== Dataset section ==

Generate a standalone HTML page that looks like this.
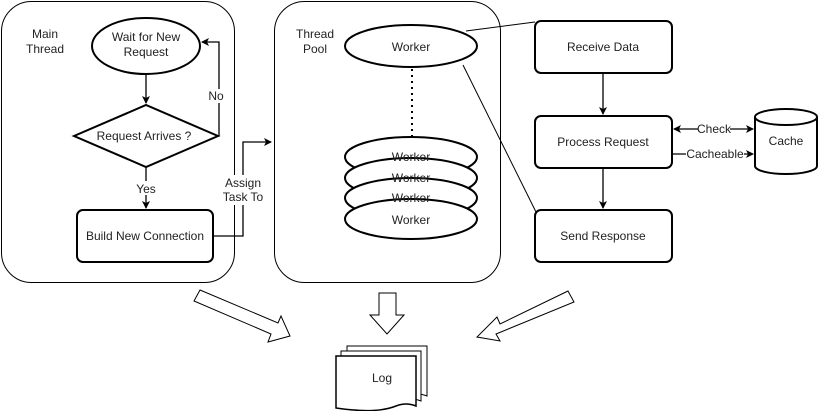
<!DOCTYPE html>
<html><head><style>body{margin:0;background:#fff}svg{display:block}text{font-family:"Liberation Sans",Arial,sans-serif;font-size:12px;fill:#222}</style></head><body>
<svg width="820" height="411" viewBox="0 0 820 411">
<defs><marker id="a" markerWidth="8" markerHeight="8" refX="7" refY="4" orient="auto" markerUnits="userSpaceOnUse"><path d="M0,0 L8,4 L0,8 L2,4z" fill="#000"/></marker>
<marker id="b" markerWidth="8" markerHeight="8" refX="1" refY="4" orient="auto" markerUnits="userSpaceOnUse"><path d="M8,0 L0,4 L8,8 L6,4z" fill="#000"/></marker></defs>
<g fill="none" stroke="#000" stroke-width="1">
<rect x="1.5" y="1.5" width="233" height="281" rx="30"/>
<rect x="274.5" y="1.5" width="226" height="281" rx="30"/>
</g>
<g fill="#fff" stroke="#000" stroke-width="2">
<ellipse cx="146" cy="46" rx="54" ry="28"/>
<path d="M74,136 L146,105 L218,136 L146,167Z"/>
<rect x="77" y="210" width="136" height="52" rx="6"/>
<rect x="535" y="21" width="137" height="52" rx="6"/>
<rect x="535" y="116" width="137" height="52" rx="6"/>
<rect x="535" y="210" width="137" height="52" rx="6"/>
<ellipse cx="411" cy="46" rx="66" ry="21"/>
<ellipse cx="411" cy="157" rx="66" ry="20"/>
<ellipse cx="411" cy="178" rx="66" ry="20"/>
<ellipse cx="411" cy="198" rx="66" ry="20"/>
<ellipse cx="411" cy="219" rx="66" ry="20"/>
</g>
<g fill="none" stroke="#000" stroke-width="1.3">
<path d="M146,74 V103" marker-end="url(#a)"/>
<path d="M146,167 V208" marker-end="url(#a)"/>
<path d="M218,136 H219 V42 H202" marker-end="url(#a)"/>
<path d="M213,236 H243 V142 H271" marker-end="url(#a)"/>
<path d="M603,73 V114" marker-end="url(#a)"/>
<path d="M603,168 V208" marker-end="url(#a)"/>
<path d="M674,129 H753" marker-start="url(#b)" marker-end="url(#a)"/>
<path d="M673,154 H753" marker-end="url(#a)"/>
<path d="M412,69 V137" stroke-dasharray="2,4" stroke-width="2"/>
<path d="M466,31 L535,22" stroke-width="1"/>
<path d="M463,65 L536,212" stroke-width="1"/>
</g>
<g fill="#fff" stroke="#000" stroke-width="2">
<path d="M755,117 V166 A31,8 0 0 0 817,166 V117"/>
<ellipse cx="786" cy="117" rx="31" ry="8"/>
</g>
<rect x="698" y="122" width="32" height="14" fill="#fff"/>
<rect x="686" y="147" width="58" height="14" fill="#fff"/>
<rect x="229" y="175" width="30" height="30" fill="#fff"/>
<rect x="208" y="89" width="18" height="14" fill="#fff"/>
<rect x="134" y="181" width="24" height="14" fill="#fff"/>
<g fill="#fff" stroke="#000" stroke-width="1">
<path d="M200,290 L278,323 L281,316 L290,336 L268,342 L271,334 L194,301Z"/>
<path d="M379,293 H396 V315 H404 L387,334 L370,315 H379Z"/>
<path d="M568,291 L500,324 L497,317 L477,337 L500,341 L496,334 L574,302Z"/>
<path d="M347,346 H427 V396 Q417,392 407,396 Q387,404 347,398Z"/>
<path d="M341,351 H421 V401 Q411,397 401,401 Q381,409 341,403Z"/>
<path d="M336,356 H416 V406 Q406,402 396,406 Q376,414 336,408Z" stroke-width="1.5"/>
</g>
<g text-anchor="middle">
<text x="146" y="41">Wait for New</text><text x="146" y="56">Request</text>
<text x="144" y="140">Request Arrives ?</text>
<text x="145" y="240">Build New Connection</text>
<text x="216" y="100">No</text>
<text x="146" y="193">Yes</text>
<text x="243" y="187">Assign</text><text x="243" y="201">Task To</text>
<text x="45" y="38">Main</text><text x="45" y="53">Thread</text>
<text x="315" y="38">Thread</text><text x="315" y="53">Pool</text>
<text x="411" y="51">Worker</text>
<text x="411" y="161">Worker</text><text x="411" y="182">Worker</text><text x="411" y="202">Worker</text>
<text x="411" y="224">Worker</text>
<text x="603" y="51">Receive Data</text>
<text x="603" y="146">Process Request</text>
<text x="603" y="240">Send Response</text>
<text x="786" y="145">Cache</text>
<text x="714" y="133" font-size="11">Check</text>
<text x="715" y="158" font-size="11">Cacheable</text>
<text x="382" y="382">Log</text>
</g>
</svg>
</body></html>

== Aim of the exercise ==
Give the data above again in full and unchanged, skipping the pictures.

== Problem solution ==
Generate a standalone HTML page that looks like this.
<!DOCTYPE html>
<html><head><style>body{margin:0;background:#fff}svg{display:block}text{font-family:"Liberation Sans",Arial,sans-serif;font-size:12px;fill:#222}</style></head><body>
<svg width="820" height="411" viewBox="0 0 820 411">
<defs><marker id="a" markerWidth="8" markerHeight="8" refX="7" refY="4" orient="auto" markerUnits="userSpaceOnUse"><path d="M0,0 L8,4 L0,8 L2,4z" fill="#000"/></marker>
<marker id="b" markerWidth="8" markerHeight="8" refX="1" refY="4" orient="auto" markerUnits="userSpaceOnUse"><path d="M8,0 L0,4 L8,8 L6,4z" fill="#000"/></marker></defs>
<g fill="none" stroke="#000" stroke-width="1">
<rect x="1.5" y="1.5" width="233" height="281" rx="30"/>
<rect x="274.5" y="1.5" width="226" height="281" rx="30"/>
</g>
<g fill="#fff" stroke="#000" stroke-width="2">
<ellipse cx="146" cy="46" rx="54" ry="28"/>
<path d="M74,136 L146,105 L218,136 L146,167Z"/>
<rect x="77" y="210" width="136" height="52" rx="6"/>
<rect x="535" y="21" width="137" height="52" rx="6"/>
<rect x="535" y="116" width="137" height="52" rx="6"/>
<rect x="535" y="210" width="137" height="52" rx="6"/>
<ellipse cx="411" cy="46" rx="66" ry="21"/>
<ellipse cx="411" cy="157" rx="66" ry="20"/>
<ellipse cx="411" cy="178" rx="66" ry="20"/>
<ellipse cx="411" cy="198" rx="66" ry="20"/>
<ellipse cx="411" cy="219" rx="66" ry="20"/>
</g>
<g fill="none" stroke="#000" stroke-width="1.3">
<path d="M146,74 V103" marker-end="url(#a)"/>
<path d="M146,167 V208" marker-end="url(#a)"/>
<path d="M218,136 H219 V42 H202" marker-end="url(#a)"/>
<path d="M213,236 H243 V142 H271" marker-end="url(#a)"/>
<path d="M603,73 V114" marker-end="url(#a)"/>
<path d="M603,168 V208" marker-end="url(#a)"/>
<path d="M674,129 H753" marker-start="url(#b)" marker-end="url(#a)"/>
<path d="M673,154 H753" marker-end="url(#a)"/>
<path d="M412,69 V137" stroke-dasharray="2,4" stroke-width="2"/>
<path d="M466,31 L535,22" stroke-width="1"/>
<path d="M463,65 L536,212" stroke-width="1"/>
</g>
<g fill="#fff" stroke="#000" stroke-width="2">
<path d="M755,117 V166 A31,8 0 0 0 817,166 V117"/>
<ellipse cx="786" cy="117" rx="31" ry="8"/>
</g>
<rect x="698" y="122" width="32" height="14" fill="#fff"/>
<rect x="686" y="147" width="58" height="14" fill="#fff"/>
<rect x="229" y="175" width="30" height="30" fill="#fff"/>
<rect x="208" y="89" width="18" height="14" fill="#fff"/>
<rect x="134" y="181" width="24" height="14" fill="#fff"/>
<g fill="#fff" stroke="#000" stroke-width="1">
<path d="M200,290 L278,323 L281,316 L290,336 L268,342 L271,334 L194,301Z"/>
<path d="M379,293 H396 V315 H404 L387,334 L370,315 H379Z"/>
<path d="M568,291 L500,324 L497,317 L477,337 L500,341 L496,334 L574,302Z"/>
<path d="M347,346 H427 V396 Q417,392 407,396 Q387,404 347,398Z"/>
<path d="M341,351 H421 V401 Q411,397 401,401 Q381,409 341,403Z"/>
<path d="M336,356 H416 V406 Q406,402 396,406 Q376,414 336,408Z" stroke-width="1.5"/>
</g>
<g text-anchor="middle">
<text x="146" y="41">Wait for New</text><text x="146" y="56">Request</text>
<text x="144" y="140">Request Arrives ?</text>
<text x="145" y="240">Build New Connection</text>
<text x="216" y="100">No</text>
<text x="146" y="193">Yes</text>
<text x="243" y="187">Assign</text><text x="243" y="201">Task To</text>
<text x="45" y="38">Main</text><text x="45" y="53">Thread</text>
<text x="315" y="38">Thread</text><text x="315" y="53">Pool</text>
<text x="411" y="51">Worker</text>
<text x="411" y="161">Worker</text><text x="411" y="182">Worker</text><text x="411" y="202">Worker</text>
<text x="411" y="224">Worker</text>
<text x="603" y="51">Receive Data</text>
<text x="603" y="146">Process Request</text>
<text x="603" y="240">Send Response</text>
<text x="786" y="145">Cache</text>
<text x="714" y="133" font-size="11">Check</text>
<text x="715" y="158" font-size="11">Cacheable</text>
<text x="382" y="382">Log</text>
</g>
</svg>
</body></html>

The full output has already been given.